26. Разговоры о любви (2/2)

Санса поддёрнула юбки, пролезла через кусты. Там оказалась полянка, специально для отдыха путников — с местом для костра, шестами для навеса и лавками из брёвен. «Это для тех, кто слишком беден, чтобы брать с собой свой лагерь», — подумала она.

— Но ваше благородство было израсходовано впустую, мой государь, — спохватилась Санса. «Приличия, приличия!». В дороге, как в бане, они забывались даже слишком легко. — Моя любовь убита и забыта.

— Да ладно, — Роберт невесело хмыкнул. — Что, стоило русалочьим придуркам вас разлучить, так всё?

«Он знает, в кого я влюблена. Какой кошмар!»

— Да не бледней ты так. Я ведь сказал, что не выдам, — король махнул рукой. — Я сам любил, я знаю. Ты смотришь на вашего мейстера, как будто он прекрасный принц и Рыцарь-Дракон в одном лице. На меня бы девчонки так смотрели!

— Увы, мой государь. Он... — Санса закусила губу; ну вот, сейчас опять расплачется. — Он был благороден. Сказал, что наши чувства не должны мешать мне выйти замуж по воле батюшки и матушки, — подобрала она слова. — Что это лишь увлечение, а любовь придёт, когда я встречу супруга. И я знаю, что он прав. Но почему-то мне так обидно! Я больше не хочу с ним видеться.

Было странно беседовать о подобном с чужим мужчиной — с королём, тем более — но в дороге странное случается естественно, легко. Дорога — место и время вне обычной жизни, вне правил.

— Да не дрожи ты так! — сердито нахмурился король. — Нед мне как брат, а это значит, ты мне племянница. А дядям положено племянниц баловать, хранить их секреты, сердечные особенно, и наставлять на верный путь. Это, можно сказать, международный закон. Так боги постановили.

Санса вспомнила, как мама рассказывала про своего дядюшку — сьера Чернорыба — и улыбнулась. Тот таким и был, если верить её рассказам.

— Мой дядя Бенджен... мы редко его видим, государь, боюсь, я не привыкла быть племянницей, — ответила она.

— А, Бенджен, — король опять махнул рукой. — Унылый тип. Я что тебе скажу, племянница, а ты меня послушай. Ты выйдешь замуж — это правда, и муж у тебя будет хороший, самый лучший, мы с Недом проследим. Это про верный путь. Теперь про другое. Лианна, — он выговорил имя со страшной болью, — однажды мне сказала... неважно, что.

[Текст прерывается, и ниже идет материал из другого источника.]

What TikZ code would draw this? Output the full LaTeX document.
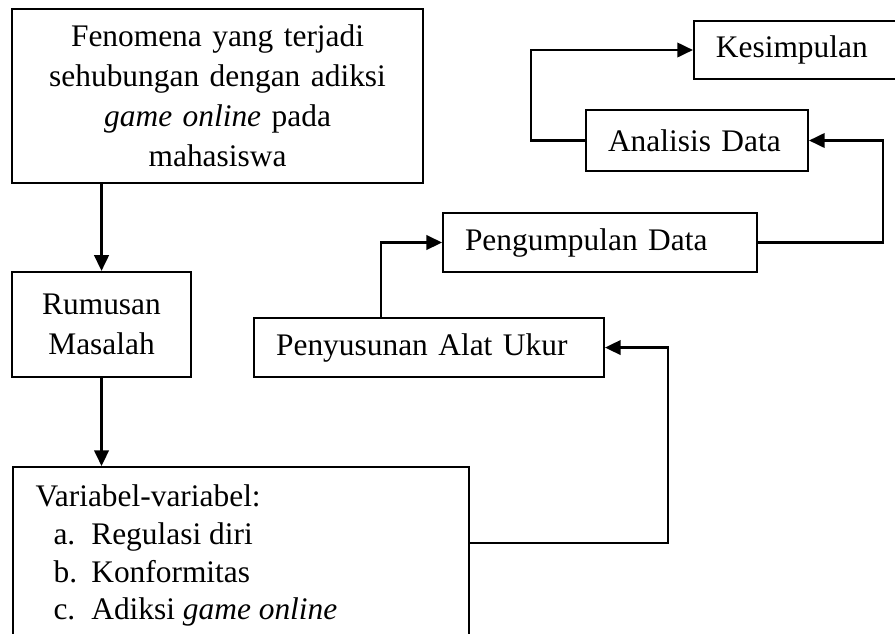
\documentclass[tikz,border=0pt]{standalone}
\usepackage{fontspec}
\setmainfont{Liberation Serif}
\usepackage{tikz}
\usetikzlibrary{arrows.meta, positioning, calc}

\begin{document}
\begin{tikzpicture}[
        font=\fontsize{13}{16.5}\selectfont,
        block/.style={rectangle, draw=black, line width=0.8pt, inner xsep=0.32cm, inner ysep=0.1cm},
        midblock/.style={block, align=center},
        leftblock/.style={block, align=left, minimum height=0.86cm},
        arrow/.style={line width=1pt, -{Triangle[length=6.5pt, width=6pt]}, draw=black}
    ]
        \clip (0,0) rectangle (13.02,-9.21);

        % --- Left column ---
        \node[midblock, text width=5.34cm, minimum height=2.53cm] (fen) at (3.165, -1.397)
            {Fenomena yang terjadi\\ sehubungan dengan adiksi\\ \textit{game online} pada\\ mahasiswa};
        \node[midblock, text width=1.96cm, minimum height=1.53cm] (rum) at (1.477, -4.72)
            {Rumusan\\ Masalah};
        \node[block, anchor=north west, inner xsep=0.33cm, inner ysep=0.26cm] (var) at (0.175, -6.78)
            {\parbox[t][2.9cm][t]{5.97cm}{\baselineskip=15.6pt
             Variabel-variabel:\\
             \hspace*{0.26cm}\makebox[0.55cm][l]{a.}Regulasi diri\\
             \hspace*{0.26cm}\makebox[0.55cm][l]{b.}Konformitas\\
             \hspace*{0.26cm}\makebox[0.55cm][l]{c.}Adiksi \textit{game online}}};
        \draw[arrow] (rum |- fen.south) -- (rum.north);
        \draw[arrow] (rum.south) -- (rum.south |- var.north);

        % --- Right chain ---
        \node[leftblock, text width=4.45cm] (pen)  at (6.242, -5.056) {Penyusunan Alat Ukur};
        \node[leftblock, text width=3.93cm] (peng) at (8.73, -3.528)  {Pengumpulan Data};
        \node[leftblock, text width=2.59cm, minimum height=0.89cm] (ana) at (10.14, -2.044) {Analisis Data};
        \node[leftblock, text width=2.43cm, minimum height=0.84cm] (kes) at (11.63, -0.7275) {Kesimpulan};
        \draw[arrow] ([yshift=-1.12cm]var.north east) -| ([xshift=0.92cm]pen.east) -- (pen.east);
        \draw[arrow] ([xshift=-0.70cm]pen.north) |- (peng.west);
        \draw[arrow] (peng.east) -| ([xshift=1.08cm]ana.east) -- (ana.east);
        \draw[arrow] (ana.west) -| ([xshift=-2.36cm]kes.west) -- (kes.west);
    \end{tikzpicture}
\end{document}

Важно, что я обиделся. Наговорил... ладно, наорал ей всякого. Что она сама... неважно, кто и что. Важно, что потом я её не видел. Эта тварь синеглазая её украла. И всю жизнь, всю жизнь, племянница, я мучаюсь вопросом: может, это я виноват? Я бы промолчал, она была бы... не с ним и не мертва?

Санса замерла, не зная, что сказать.

— Девчонкам нельзя любить, как нам. Дорнийкам разве что, — уточнил король. — Несправедливо, может, но так устроен мир. — Он явно путался; неужто был нетрезв? Король не пил уже почти что месяц... — Лианна его любила, он играл на арфе, красовался в джосте и хлопал ресницами. А я любил её. Я так её любил, что она была бы моей королевой даже после всего, после того, как он её украл, пусть даже он там её насиловал, пусть даже заделал ей ублюдка, — он стукнул рукой по лавке; та треснула.

Всё это было не для её ушей. Он говорил с самим собой, Санса была лишь поводом. Что она могла?

— Но это не любовь, вся эта чушь, и арфы, и ресницы. Просто... девчонки мечтают. Увлекаются. Ты тоже. Потом ты выйдешь замуж за кого-то, кому ты будешь как мне — Лианна, — наконец тот вышел на твёрдую дорогу. — Поняла? Но терять друзей потому, что они это понимают — тупо. Миритесь. Играйте в чувства. Но знайте меру.

— Да, государь. Спасибо за мудрый совет, — сказала она со всевозможной искренностью.

Подумала. Добавила:

— Леди Лианна... я мало о ней знаю, но я знаю, что воля у неё была, как камень и сталь. Никакие слова не подтолкнули бы её, как никакие не удержали. Вина лежит на принце, только на нём. Я уверена, отец вам скажет то же самое.

Король сидел, повесив голову, пока она шла прочь, задумчивая и невеселая, и думала о том, как горько, когда нельзя сказать: «Но он любит меня, как вы — Лианну! Любит! Я это вижу, знаю... и от любви он от меня отрёкся, как в романах о рыцарях. Это-то и больно, что от любви, это-то и не могу простить: так любит — и отрёкся, а не решил сражаться».